10 tips for Photoshop in a 3D/2D workflow
Colombian illustrator David Navia shares some best practice tips for utilizing Photoshop in a 3D/2D workflow...
At present, artists are more often than not using a workflow that combines 3D media and 2D digital painting. The main reason for this is because, by doing so, we are developing images in a quicker, more realistic and easier way.
Here I share what I consider to be my best 10 tips for Photoshop in a 3D/2D workflow, which I have built up across my years of experience in the field. Whether you’re a newcomer to Photoshop or an experienced artist, I hope you find something positive, new, and rewarding! Let’s get started!
When working in a 3D/2D workflow, it is highly recommended that you make different render passes of your models (Normals, Clown, AO, Depth, and so on). When you get to the overpainting in Photoshop stage, you’ll be able to make very specific selections of your models, and have tons of possibilities for the painting part of the job.
Perspective Tools plugin
This is the most effective way to build up custom perspective grids, just the way that you want them to be. The plugin that I use, Sergey Kritskiy’s Perspective Tools, allows you to trace perpective lines that come from a single point and space them evenly. This way, you can make 1-, 2-, 3-, and 4-point perspectives in the blink of an eye!
But please! Don’t ever forget to keep practicing your perspective drawing skills in traditional media, since this is the origin of it all.
Select color range
Whether you want to unify, or make variations to your colors in an illustration, a simple and powerful tool for adjusting the overall color is this:
- Create a new Layer on top
- Stamp visible (Ctrl+Alt+Shift+E)
- Select the Color Range that you prefer
- Edit the selection by using Levels, Curves, Hue/Saturation, or Color Balance
This tool, commonly used in a matte painting workflow, is a great life-saver when it comes to making images that are obtained from different sources, to be part of a consistent color palette. Let the image below explain by itself the pure magic of Match Color!
Saving backup files and step by step images
In case you want to bring an exciting experience to your audience by having your own YouTube art channel, or a similar space, it’ll always be indispensable to constantly save versions of your works. When you put them together in a video, you’ll give extra value to your work, since people really love seeing making-ofs.
In the case of a 3D/2D illustration, you can, for instance, make a record of how a 3D render is gradually overpainted. Below is an example I made some days ago in October 2018.
You can make many elements in a painting with just a single 3D model
Once a render is done, many pumpkins are born!
The above quote is exactly what I thought while doing my Halloween-themed illustration. I want to emphasize that I only had to work on ONE single pumpkin, and the rest was duplicating and applying different transformations (size, rotation, blur filters, brushwork on top, and so on).

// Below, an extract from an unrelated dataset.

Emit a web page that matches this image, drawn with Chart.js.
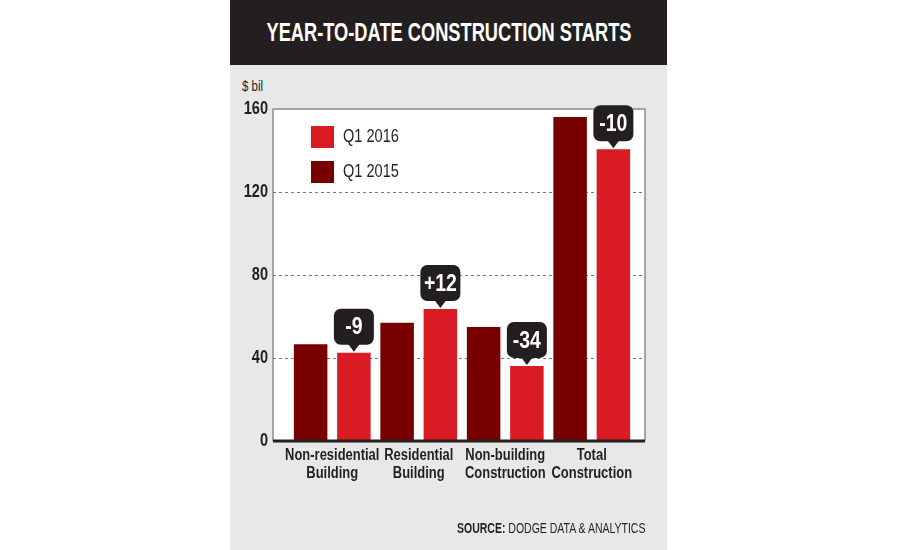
<!DOCTYPE html>
<html>
<head>
<meta charset="utf-8">
<script src="https://cdn.jsdelivr.net/npm/chart.js@4"></script>
<style>
  html, body { margin: 0; padding: 0; background: #fff; }
  body { width: 900px; height: 550px; position: relative; overflow: hidden;
         font-family: "Liberation Sans", Arial, sans-serif; }
  #panel { position: absolute; left: 230px; top: 0; width: 437px; height: 550px; background: #e8e8e8; }
  #titlebar { position: relative; height: 65px; background: #231f20; }
  #title { position: absolute; left: 50%; top: 0; color: #fff; font-weight: bold; font-size: 25px;
           line-height: 65px; white-space: nowrap; transform: translateX(-50%) scaleX(0.73); }
  .squeeze { transform-origin: left center; white-space: nowrap; }
  #unit { position: absolute; left: 12px; top: 78px; font-size: 14px; line-height: 16px; color: #231f20;
          transform: scaleX(0.82); }
  #chart { position: absolute; left: 0; top: 65px; }
  #source { position: absolute; left: 227px; top: 520px; font-size: 14px; line-height: 16px; color: #231f20;
            transform: scaleX(0.75); }
</style>
</head>
<body>
<div id="panel">
  <div id="titlebar"><div id="title">YEAR-TO-DATE CONSTRUCTION STARTS</div></div>
  <div id="unit" class="squeeze">$ bil</div>
  <canvas id="chart" width="437" height="485"></canvas>
  <div id="source" class="squeeze"><b>SOURCE:</b> DODGE DATA &amp; ANALYTICS</div>
</div>
<script>
const categories = [
    ['Non-residential', 'Building'],
    ['Residential', 'Building'],
    ['Non-building', 'Construction'],
    ['Total', 'Construction']
];
const q1_2015 = [46.6, 57.0, 54.9, 156.1];
const q1_2016 = [42.5, 63.6, 36.2, 140.6];
const changeLabels = ['-9', '+12', '-34', '-10'];
const yTicks = [0, 40, 80, 120, 160];

const DARK = '#231f20';
const FONT = '"Liberation Sans", Arial, sans-serif';

// no condensed face is installed, so squeeze all canvas text horizontally
const canvas = document.getElementById('chart');
const ctx2d = canvas.getContext('2d');
const SQUEEZE = 0.81;
const rawFillText = ctx2d.fillText;
ctx2d.fillText = function (text, x, y, maxWidth) {
    const w = this.measureText(text).width * SQUEEZE;
    rawFillText.call(this, text, x, y, maxWidth === undefined ? w : Math.min(w, maxWidth));
};

// white plot box, frame and dashed grid lines (box is a bit wider than the bars)
const framePlugin = {
    id: 'frame',
    beforeDatasetsDraw(chart) {
        const { ctx, chartArea: a, scales } = chart;
        const x0 = a.left - 16, x1 = a.right + 10;
        ctx.save();
        ctx.fillStyle = '#fff';
        ctx.fillRect(x0, a.top, x1 - x0, a.bottom - a.top);
        ctx.strokeStyle = '#8c8c8c';
        ctx.lineWidth = 1.5;
        ctx.beginPath();
        ctx.moveTo(x0, a.bottom);
        ctx.lineTo(x0, a.top);
        ctx.lineTo(x1, a.top);
        ctx.lineTo(x1, a.bottom);
        ctx.stroke();
        ctx.strokeStyle = '#777';
        ctx.lineWidth = 1;
        ctx.setLineDash([3, 3]);
        yTicks.slice(1, -1).forEach(v => {
            const y = Math.round(scales.y.getPixelForValue(v)) + 0.5;
            ctx.beginPath();
            ctx.moveTo(x0, y);
            ctx.lineTo(x1, y);
            ctx.stroke();
        });
        ctx.restore();
    },
    afterDatasetsDraw(chart) {
        const { ctx, chartArea: a } = chart;
        ctx.save();
        // baseline
        ctx.strokeStyle = DARK;
        ctx.lineWidth = 3;
        ctx.beginPath();
        ctx.moveTo(a.left - 16, a.bottom);
        ctx.lineTo(a.right + 10, a.bottom);
        ctx.stroke();

        // callouts on the 2016 bars
        const bars = chart.getDatasetMeta(1).data;
        bars.forEach((bar, i) => {
            const w = 40, h = 36, r = 7;
            const bx = bar.x - w / 2, by = bar.y - 8 - h;
            ctx.fillStyle = DARK;
            ctx.beginPath();
            ctx.roundRect(bx, by, w, h, r);
            ctx.fill();
            ctx.beginPath();
            ctx.moveTo(bar.x - 6, by + h - 1);
            ctx.lineTo(bar.x + 6, by + h - 1);
            ctx.lineTo(bar.x, bar.y - 1);
            ctx.closePath();
            ctx.fill();
            ctx.fillStyle = '#fff';
            ctx.font = 'bold 24px ' + FONT;
            ctx.textAlign = 'center';
            ctx.textBaseline = 'middle';
            ctx.fillText(changeLabels[i], bar.x, by + h / 2 + 1);
        });

        // legend inside plot, newest first
        const order = [1, 0];
        order.forEach((d, k) => {
            const ds = chart.data.datasets[d];
            const x = a.left + 22, y = a.top + 17 + k * 35;
            ctx.fillStyle = ds.backgroundColor;
            ctx.fillRect(x, y, 23, 22);
            ctx.fillStyle = DARK;
            ctx.font = '18px ' + FONT;
            ctx.textAlign = 'left';
            ctx.textBaseline = 'middle';
            ctx.fillText(ds.label, x + 32, y + 11);
        });
        ctx.restore();
    }
};

new Chart(canvas, {
    type: 'bar',
    data: {
        labels: categories,
        datasets: [
            { label: 'Q1 2015', data: q1_2015, backgroundColor: '#790000' },
            { label: 'Q1 2016', data: q1_2016, backgroundColor: '#d91c24' }
        ]
    },
    options: {
        responsive: false,
        animation: false,
        events: [],
        layout: { padding: { left: 0, right: 32, top: 44, bottom: 0 } },
        datasets: { bar: { barPercentage: 0.775, categoryPercentage: 1, borderWidth: 0 } },
        plugins: {
            legend: { display: false },
            title: { display: false },
            tooltip: { enabled: false }
        },
        scales: {
            x: {
                grid: { display: false, drawTicks: false },
                border: { display: false },
                ticks: {
                    color: DARK,
                    padding: 6,
                    maxRotation: 0,
                    autoSkip: false,
                    font: { family: FONT, size: 16, weight: 'bold', lineHeight: 1.125 }
                },
                afterFit(scale) { scale.height = 109; }
            },
            y: {
                min: 0,
                max: 160,
                grid: { display: false, drawTicks: false },
                border: { display: false },
                afterBuildTicks(scale) { scale.ticks = yTicks.map(v => ({ value: v })); },
                ticks: {
                    color: DARK,
                    padding: 21,
                    font: { family: FONT, size: 18, weight: 'bold' }
                },
                afterFit(scale) { scale.width = 59; }
            }
        }
    },
    plugins: [framePlugin]
});
</script>
</body>
</html>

So my tip is: “Get the most out of a 3D model. Reusing is a powerful way to create.”
My favorite shortcuts
Here I will list a few of my favorite, time-saving shortcuts! These are the shortcuts that make my life easy when working in Photoshop:
- Increase Brush Size: "."
- Decrease Brush Size: ","
- Block transparent pixels: "/"
- Open Color Picker (Foreground Color): " ‘ "
- Match Color: "Ctrl+K"
- Flip Canvas Horizontally: "Ctrl+Y"
If you’d like to download my settings, please click here.
Brushwork on top
If you’re aiming to give a more painterly look to your final image, a way to get rid of the perfect 3D-ness is by taking out some details, and softening some edges. This you can achieve smoothly by using Dust and Scratches, Median Noise, Color Mixer Brush, the Smudge tool, and so on. As the video below illustrates.
Puppet Warp, Distort, and Smart Object distortion
Puppet Warp: This allows you to create a multiple-points rig on top of your layer and then deform it as you wish in a very organic way.
Distort: It’s perfect for fitting things into a certain perspective that they originally didn't belong to. First hit Ctrl+T (Free Transform) and then hold Ctrl and drag any of the transform nodes.
Object Distortion: Convert your layer into a Smart Object, then transform it any way you like. After hitting Enter, the transform nodes will keep the last modification and will be adjustable as many times as you want. You can also edit your layer in a separate file and go back to your distorted Smart Object.
Recording your own actions is a powerful way to shorten some repetitive processes that can be time-demanding. Can you imagine automatically applying a complex process by just pressing your pen’s buttons?
I have to say there are many other "tips 'n tricks" that I have collected and would like to share another time. As for now, I can only suggest to learn from different artist's tutorials, and you will pick up on the tips that work best for you. See you soon, and keep the art great everybody!